- _Required task_: Return all the data, word for word.

- _Dataset content_:
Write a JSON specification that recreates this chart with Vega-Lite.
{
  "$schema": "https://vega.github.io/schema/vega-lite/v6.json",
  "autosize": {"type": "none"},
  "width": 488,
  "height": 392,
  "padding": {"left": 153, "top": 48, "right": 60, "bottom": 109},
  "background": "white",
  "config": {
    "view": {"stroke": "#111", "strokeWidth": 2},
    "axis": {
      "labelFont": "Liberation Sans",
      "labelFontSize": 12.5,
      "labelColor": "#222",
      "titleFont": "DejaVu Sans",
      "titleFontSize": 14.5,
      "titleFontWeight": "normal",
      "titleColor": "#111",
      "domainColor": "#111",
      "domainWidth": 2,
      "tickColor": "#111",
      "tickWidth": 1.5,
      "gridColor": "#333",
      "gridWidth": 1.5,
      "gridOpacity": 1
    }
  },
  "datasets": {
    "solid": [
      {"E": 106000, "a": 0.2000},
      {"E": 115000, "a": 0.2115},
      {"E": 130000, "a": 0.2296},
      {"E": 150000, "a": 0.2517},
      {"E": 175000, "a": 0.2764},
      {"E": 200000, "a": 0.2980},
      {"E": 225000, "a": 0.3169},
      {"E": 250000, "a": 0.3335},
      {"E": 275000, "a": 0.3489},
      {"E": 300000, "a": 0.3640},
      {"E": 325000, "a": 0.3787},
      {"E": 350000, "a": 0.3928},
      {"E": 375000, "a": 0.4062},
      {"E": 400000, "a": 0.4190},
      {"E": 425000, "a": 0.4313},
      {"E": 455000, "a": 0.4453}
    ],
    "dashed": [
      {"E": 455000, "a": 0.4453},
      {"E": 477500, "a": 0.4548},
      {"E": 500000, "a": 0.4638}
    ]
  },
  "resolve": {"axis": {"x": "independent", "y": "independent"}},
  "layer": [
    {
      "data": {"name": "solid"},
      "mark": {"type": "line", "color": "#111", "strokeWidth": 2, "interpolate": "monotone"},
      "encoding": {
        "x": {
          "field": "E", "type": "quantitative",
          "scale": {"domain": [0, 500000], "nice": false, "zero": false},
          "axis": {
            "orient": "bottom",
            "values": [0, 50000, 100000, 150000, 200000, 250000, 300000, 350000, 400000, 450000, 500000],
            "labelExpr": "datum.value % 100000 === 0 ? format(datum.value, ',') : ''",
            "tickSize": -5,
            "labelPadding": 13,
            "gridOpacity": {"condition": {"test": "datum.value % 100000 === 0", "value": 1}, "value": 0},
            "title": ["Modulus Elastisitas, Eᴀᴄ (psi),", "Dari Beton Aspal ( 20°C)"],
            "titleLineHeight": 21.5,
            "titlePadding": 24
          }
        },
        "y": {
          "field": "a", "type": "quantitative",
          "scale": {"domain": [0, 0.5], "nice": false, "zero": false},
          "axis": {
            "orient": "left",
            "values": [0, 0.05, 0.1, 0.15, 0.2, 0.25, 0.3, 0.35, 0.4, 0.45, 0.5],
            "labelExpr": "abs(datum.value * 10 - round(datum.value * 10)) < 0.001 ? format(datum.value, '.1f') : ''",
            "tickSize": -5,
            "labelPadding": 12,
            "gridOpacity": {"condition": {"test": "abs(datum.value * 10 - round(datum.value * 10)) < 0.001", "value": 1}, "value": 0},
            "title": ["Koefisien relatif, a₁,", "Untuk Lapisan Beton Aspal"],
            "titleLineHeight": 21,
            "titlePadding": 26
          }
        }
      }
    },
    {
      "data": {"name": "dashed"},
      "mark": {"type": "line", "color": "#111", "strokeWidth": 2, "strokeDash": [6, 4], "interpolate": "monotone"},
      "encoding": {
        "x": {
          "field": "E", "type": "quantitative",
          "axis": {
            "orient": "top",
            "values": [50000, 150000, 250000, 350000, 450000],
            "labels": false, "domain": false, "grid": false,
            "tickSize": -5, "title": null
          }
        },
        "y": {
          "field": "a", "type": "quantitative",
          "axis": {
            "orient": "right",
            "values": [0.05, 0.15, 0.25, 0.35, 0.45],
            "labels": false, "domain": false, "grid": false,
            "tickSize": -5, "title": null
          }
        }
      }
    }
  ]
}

- _Result of the task_:
Write a JSON specification that recreates this chart with Vega-Lite.
{
  "$schema": "https://vega.github.io/schema/vega-lite/v6.json",
  "autosize": {"type": "none"},
  "width": 488,
  "height": 392,
  "padding": {"left": 153, "top": 48, "right": 60, "bottom": 109},
  "background": "white",
  "config": {
    "view": {"stroke": "#111", "strokeWidth": 2},
    "axis": {
      "labelFont": "Liberation Sans",
      "labelFontSize": 12.5,
      "labelColor": "#222",
      "titleFont": "DejaVu Sans",
      "titleFontSize": 14.5,
      "titleFontWeight": "normal",
      "titleColor": "#111",
      "domainColor": "#111",
      "domainWidth": 2,
      "tickColor": "#111",
      "tickWidth": 1.5,
      "gridColor": "#333",
      "gridWidth": 1.5,
      "gridOpacity": 1
    }
  },
  "datasets": {
    "solid": [
      {"E": 106000, "a": 0.2000},
      {"E": 115000, "a": 0.2115},
      {"E": 130000, "a": 0.2296},
      {"E": 150000, "a": 0.2517},
      {"E": 175000, "a": 0.2764},
      {"E": 200000, "a": 0.2980},
      {"E": 225000, "a": 0.3169},
      {"E": 250000, "a": 0.3335},
      {"E": 275000, "a": 0.3489},
      {"E": 300000, "a": 0.3640},
      {"E": 325000, "a": 0.3787},
      {"E": 350000, "a": 0.3928},
      {"E": 375000, "a": 0.4062},
      {"E": 400000, "a": 0.4190},
      {"E": 425000, "a": 0.4313},
      {"E": 455000, "a": 0.4453}
    ],
    "dashed": [
      {"E": 455000, "a": 0.4453},
      {"E": 477500, "a": 0.4548},
      {"E": 500000, "a": 0.4638}
    ]
  },
  "resolve": {"axis": {"x": "independent", "y": "independent"}},
  "layer": [
    {
      "data": {"name": "solid"},
      "mark": {"type": "line", "color": "#111", "strokeWidth": 2, "interpolate": "monotone"},
      "encoding": {
        "x": {
          "field": "E", "type": "quantitative",
          "scale": {"domain": [0, 500000], "nice": false, "zero": false},
          "axis": {
            "orient": "bottom",
            "values": [0, 50000, 100000, 150000, 200000, 250000, 300000, 350000, 400000, 450000, 500000],
            "labelExpr": "datum.value % 100000 === 0 ? format(datum.value, ',') : ''",
            "tickSize": -5,
            "labelPadding": 13,
            "gridOpacity": {"condition": {"test": "datum.value % 100000 === 0", "value": 1}, "value": 0},
            "title": ["Modulus Elastisitas, Eᴀᴄ (psi),", "Dari Beton Aspal ( 20°C)"],
            "titleLineHeight": 21.5,
            "titlePadding": 24
          }
        },
        "y": {
          "field": "a", "type": "quantitative",
          "scale": {"domain": [0, 0.5], "nice": false, "zero": false},
          "axis": {
            "orient": "left",
            "values": [0, 0.05, 0.1, 0.15, 0.2, 0.25, 0.3, 0.35, 0.4, 0.45, 0.5],
            "labelExpr": "abs(datum.value * 10 - round(datum.value * 10)) < 0.001 ? format(datum.value, '.1f') : ''",
            "tickSize": -5,
            "labelPadding": 12,
            "gridOpacity": {"condition": {"test": "abs(datum.value * 10 - round(datum.value * 10)) < 0.001", "value": 1}, "value": 0},
            "title": ["Koefisien relatif, a₁,", "Untuk Lapisan Beton Aspal"],
            "titleLineHeight": 21,
            "titlePadding": 26
          }
        }
      }
    },
    {
      "data": {"name": "dashed"},
      "mark": {"type": "line", "color": "#111", "strokeWidth": 2, "strokeDash": [6, 4], "interpolate": "monotone"},
      "encoding": {
        "x": {
          "field": "E", "type": "quantitative",
          "axis": {
            "orient": "top",
            "values": [50000, 150000, 250000, 350000, 450000],
            "labels": false, "domain": false, "grid": false,
            "tickSize": -5, "title": null
          }
        },
        "y": {
          "field": "a", "type": "quantitative",
          "axis": {
            "orient": "right",
            "values": [0.05, 0.15, 0.25, 0.35, 0.45],
            "labels": false, "domain": false, "grid": false,
            "tickSize": -5, "title": null
          }
        }
      }
    }
  ]
}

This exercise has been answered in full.